At the heart of this quasi religious approach was the idea of Pilgrimage. An opportunity to involve oneself in the full heft of Feelgood life. This naturally involved visiting Canvey Island. My mate Tony C and I would regularly head out of London on the ultra depressing A13, genuinely a highway to nowhere. We were intent on placing ourselves into one or other of the Feelgood LP sleeves which were all mostly shot in and around Canvey Island. This was a place which, with its depressing oil terminals and surrounding perma-frosted land peppered with cheap-looking prefab houses, seemed to have been especially designed by God to act as a breeding ground for the Feelgood attitude of life, which was essentially three-buttoned, non-tipped, high tar - monaural.
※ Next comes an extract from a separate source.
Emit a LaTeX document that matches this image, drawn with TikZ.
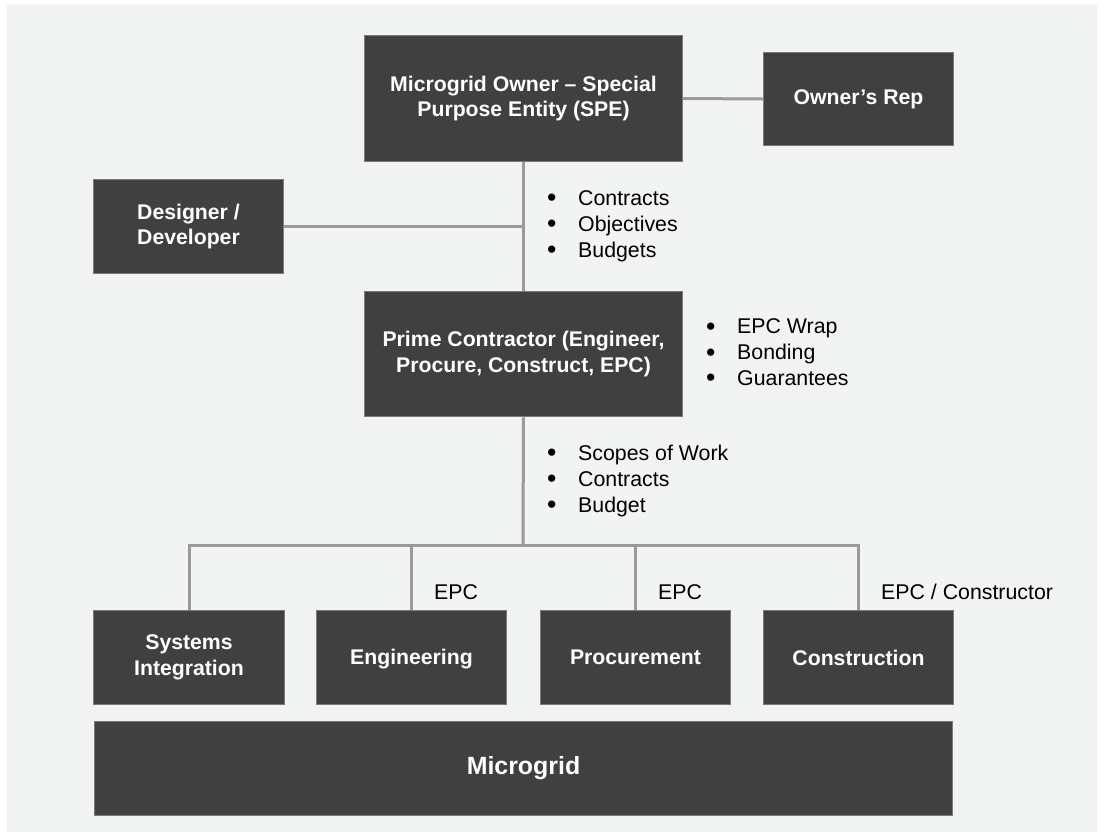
\documentclass[tikz,border=0pt]{standalone}
\usepackage{fontspec}
\setmainfont{Liberation Sans}
\definecolor{boxfill}{HTML}{404040}
\definecolor{boxline}{HTML}{7A7A7A}
\definecolor{linegray}{HTML}{9A9A9A}
\definecolor{panel}{HTML}{F2F3F3}
\begin{document}
\begin{tikzpicture}[x=1bp,y=-1bp,
  box/.style={fill=boxfill, draw=boxline, line width=1bp, text=white,
    font=\bfseries\fontsize{21.3}{26}\selectfont, align=center, inner sep=0pt},
  conn/.style={draw=linegray, line width=3bp},
  lbl/.style={font=\fontsize{21.4}{26}\selectfont, text=black, inner sep=0pt, align=left, anchor=west}]
\fill[white] (0,0) rectangle (1105,832);
\fill[panel] (7,4) rectangle (1097,832);
\useasboundingbox (0,0) rectangle (1105,832);
\newcommand{\bul}{\makebox[31bp][l]{\raisebox{-1.2bp}{\scalebox{1.25}{\textbullet}}}}
% boxes
\node[box, minimum width=319, minimum height=127] (owner) at (523.5,98.5) {Microgrid Owner -- Special\\Purpose Entity (SPE)};
\node[box, minimum width=191, minimum height=94] (rep) at (858.5,99) {Owner's Rep};
\node[box, minimum width=191, minimum height=95] (des) at (188.5,226.5) {Designer /\\Developer};
\node[box, minimum width=319, minimum height=126] (prime) at (523.5,354) {Prime Contractor (Engineer,\\Procure, Construct, EPC)};
\node[box, minimum width=192, minimum height=95] (sys) at (189,657.5) {Systems\\Integration};
\node[box, minimum width=191, minimum height=95] (eng) at (411.5,657.5) {\raisebox{-2bp}[\height][\depth]{Engineering}};
\node[box, minimum width=191, minimum height=95] (pro) at (635.5,657.5) {Procurement};
\node[box, minimum width=191, minimum height=95] (con) at (858.5,657.5) {Construction};
\node[box, minimum width=861, minimum height=95, font=\bfseries\fontsize{25}{30}\selectfont] (mg) at (523.5,768.5) {Microgrid};
% connectors
\coordinate (bus) at (523,545);
\draw[conn] (owner.south) -- (prime.north);
\draw[conn] (owner.east) -- (rep.west);
\draw[conn] (des.east) -- (des.east -| owner.south);
\draw[conn] (prime.south) -- (bus);
\draw[conn] (sys.north) -- (sys.north |- bus) -- (con.north |- bus) -- (con.north);
\draw[conn] (eng.north) -- (eng.north |- bus);
\draw[conn] (pro.north) -- (pro.north |- bus);
% labels
\node[lbl] (l1) at (547,226) {\bul Contracts\\\bul Objectives\\\bul Budgets};
\node[lbl] (l2) at (706,353) {\bul EPC Wrap\\\bul Bonding\\\bul Guarantees};
\node[lbl] (l3) at (547,481) {\bul Scopes of Work\\\bul Contracts\\\bul Budget};
\node[lbl] (e1) at (434,592) {EPC};
\node[lbl] (e2) at (658,592) {EPC};
\node[lbl] (e3) at (881,592) {EPC / Constructor};
\end{tikzpicture}
\end{document}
Humphrey Bogart once played a character who said "the cheaper the crook the gaudier the patter". This was Canvey Island. It was also the persona assumed by Lee Brilleaux. For as we turned up at various gigs and places like the Feelgood watering hole The Admiral Jellicoe (featured on the LP sleeve "Be Seeing You") we would occasionally meet the legend in his natural habitat. By this time we had ourselves a small fanzine up and running and had arranged a couple of interviews with Lee. On these occasions he was always accomodating and polite. Often staying up in Lonon to meet us when the rest of the entourage had headed back into Essex. He was alwas pragmatic and decisive. He would cut through the hyperbole and give a straight answer to a fuzzy question. Like Coke, he was the real thing. What you saw on stage was really a larger than life extension of the real thing. Lee's act had been heavily influenced by having once seen Howlin' Wolf on stage. Lee had quickly decided that this larger than life bear of a man was the role model for him. He knew the need to be always bigger on stage than off. To play a character if you like. Hence the tatty white suit, the mock coital thrustings of the bass drum and of course fist punching delivery. Some play the king, some play the fool. Brilleaux chose the demented car salesman from hell who wasn't as much selling his wares as rather ramming them down your throat.
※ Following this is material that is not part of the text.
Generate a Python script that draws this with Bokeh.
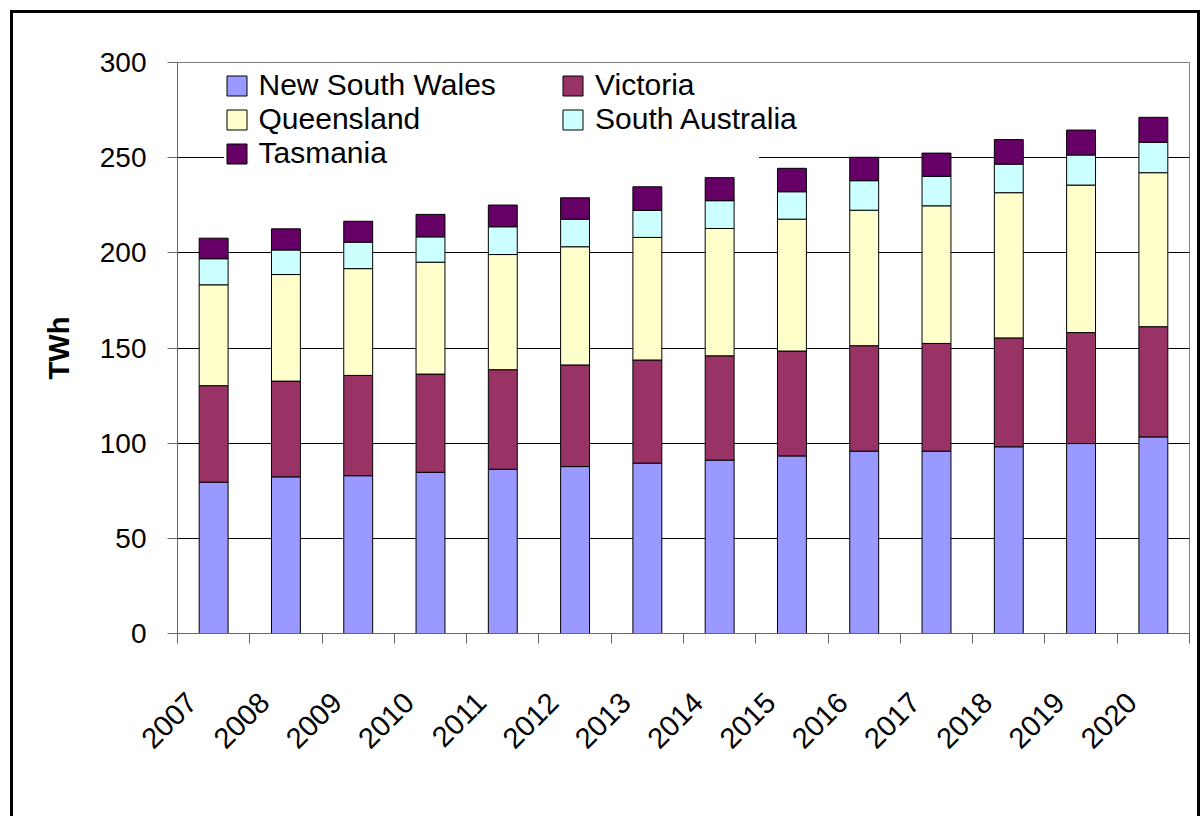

In later years the Feelgoods assumed a less important role in my life. Pub rock became a historical footnote. Punk had turned into something called New Romanticism. The Feelgoods settled into a routine somewhere out there ticking over knocking out a couple of hundred gigs a year. Making a living. Brilleaux was soon the original member of the definite group that had taken their live set to the top of the LP charts in 1975 with the stunning record of their bone crunching live act "Stupidity". The last time I met Lee was about five/six years ago. I was in a regular watering hole in Soho and spotted him standing uncomfortably along amongst the Soho rabble. I went over and introduced myself. Of course he didn't remember me or anything like that, but sensing a chance to get out of the unfamiliar pub, he stood outside on a summer's day and finished his pint with me. He was en route, so it turned out, to Germany for another 30-date tour. As ever he was approachable, avuncular. Just the same as he had been when I first met him more than 10 years before.
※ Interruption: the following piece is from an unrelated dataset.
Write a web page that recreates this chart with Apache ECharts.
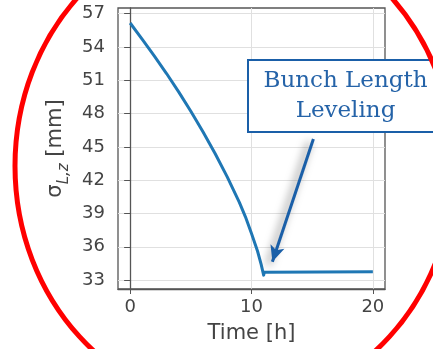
<!DOCTYPE html>
<html>
<head>
<meta charset="utf-8">
<script src="https://cdn.jsdelivr.net/npm/echarts@6/dist/echarts.min.js"></script>
<style>
  html, body { margin: 0; padding: 0; background: #fff; }
  #chart { width: 433px; height: 349px; }
</style>
</head>
<body>
<div id="chart"></div>
<script>
// bunch length vs time
const timeH = [0, 1, 2, 3, 4, 5, 6, 7, 8, 9, 9.5, 10, 10.5, 10.8, 11.0, 11.05, 20];
const sigmaMm = [56.15, 54.67, 53.17, 51.6, 49.95, 48.2, 46.35, 44.4, 42.3, 40.0, 38.7, 37.2, 35.6, 34.4, 33.45, 33.7, 33.75];
const xTicks = [0, 10, 20];
const yTicks = [33, 36, 39, 42, 45, 48, 51, 54, 57];
const arrowFrom = [15.1, 45.7];
const arrowTo = [11.72, 34.66];
const noteLines = ["Bunch Length", "Leveling"];

const chart = echarts.init(document.getElementById("chart"), null, { renderer: "canvas" });

const tickFont = { fontFamily: "DejaVu Sans", fontSize: 18, color: "#444" };
const spine = { show: true, lineStyle: { color: "#555", width: 1.3 } };
const noteFont = { fontFamily: "DejaVu Serif", fontSize: 23, fill: "#2563a8", align: "center", verticalAlign: "middle" };

chart.setOption({
  animation: false,
  backgroundColor: "#fff",
  grid: { left: 118, right: 48, top: 8, bottom: 56, show: true, borderColor: "#555", borderWidth: 1.3 },
  xAxis: {
    type: "value", min: -1, max: 21,
    name: "Time [h]", nameLocation: "middle", nameGap: 34,
    nameTextStyle: { fontFamily: "DejaVu Sans", fontSize: 21, color: "#444" },
    axisLine: spine,
    axisTick: { show: true, length: 5, customValues: xTicks, lineStyle: { color: "#555" } },
    axisLabel: Object.assign({ margin: 9, customValues: xTicks }, tickFont),
    splitLine: { show: true, lineStyle: { color: "#e0e0e0", width: 1 } }
  },
  yAxis: {
    type: "value", min: 32.2, max: 57.5,
    name: "{a|σ}{b|L,z}{a| [mm]}", nameLocation: "middle", nameGap: 46, nameRotate: 90,
    nameTextStyle: {
      color: "#444",
      rich: {
        a: { fontFamily: "DejaVu Sans", fontSize: 21, color: "#444", lineHeight: 26, verticalAlign: "top" },
        b: { fontFamily: "DejaVu Sans", fontStyle: "italic", fontSize: 15, color: "#444", lineHeight: 26, verticalAlign: "bottom", padding: [10, 0, 0, 0] }
      }
    },
    axisLine: spine,
    axisTick: { show: true, length: 6, customValues: yTicks, lineStyle: { color: "#555" } },
    axisLabel: Object.assign({ margin: 13, customValues: yTicks }, tickFont),
    splitLine: { show: true, lineStyle: { color: "#e0e0e0", width: 1 } }
  },
  series: [{
    type: "line",
    data: timeH.map((t, i) => [t, sigmaMm[i]]),
    showSymbol: false,
    symbol: "none",
    lineStyle: { color: "#1f77b4", width: 3, join: "round" },
    markLine: {
      silent: true,
      symbol: ["none", "arrow"],
      symbolSize: [11, 16],
      label: { show: false },
      lineStyle: {
        color: "#1a5fa8", width: 3, type: "solid",
        shadowColor: "rgba(0,0,0,0.55)", shadowBlur: 8, shadowOffsetX: -4, shadowOffsetY: 3
      },
      data: [[{ coord: arrowFrom }, { coord: arrowTo }]]
    }
  }],
  graphic: [
    {
      type: "rect", z: 50, silent: true,
      shape: { x: 248, y: 60, width: 196, height: 72 },
      style: { fill: "#fff", stroke: "#1a5fa8", lineWidth: 2 }
    },
    {
      type: "text", z: 51, silent: true,
      style: Object.assign({ text: noteLines[0], x: 345.5, y: 81 }, noteFont)
    },
    {
      type: "text", z: 51, silent: true,
      style: Object.assign({ text: noteLines[1], x: 345.5, y: 111 }, noteFont)
    },
    {
      type: "ellipse", z: 100, silent: true,
      shape: { cx: 234.5, cy: 166, rx: 219.5, ry: 241 },
      style: { fill: "none", stroke: "#ff0000", lineWidth: 5 }
    }
  ]
});
</script>
</body>
</html>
When Lee died, the obituaries especially in the quality press summed his career up with dignity. He was dubbed a "singer and a bandleader". Enough respect. For me Lee Brilleaux was and remains the ultimate role model. He was quite simply the business. The dog's bollocks. The Guv'nor. Whatever he had in the magic department, he kept it out of sight. Quite simply nobody comes close. I'll see you in the morning, Lee, down by the Jetty.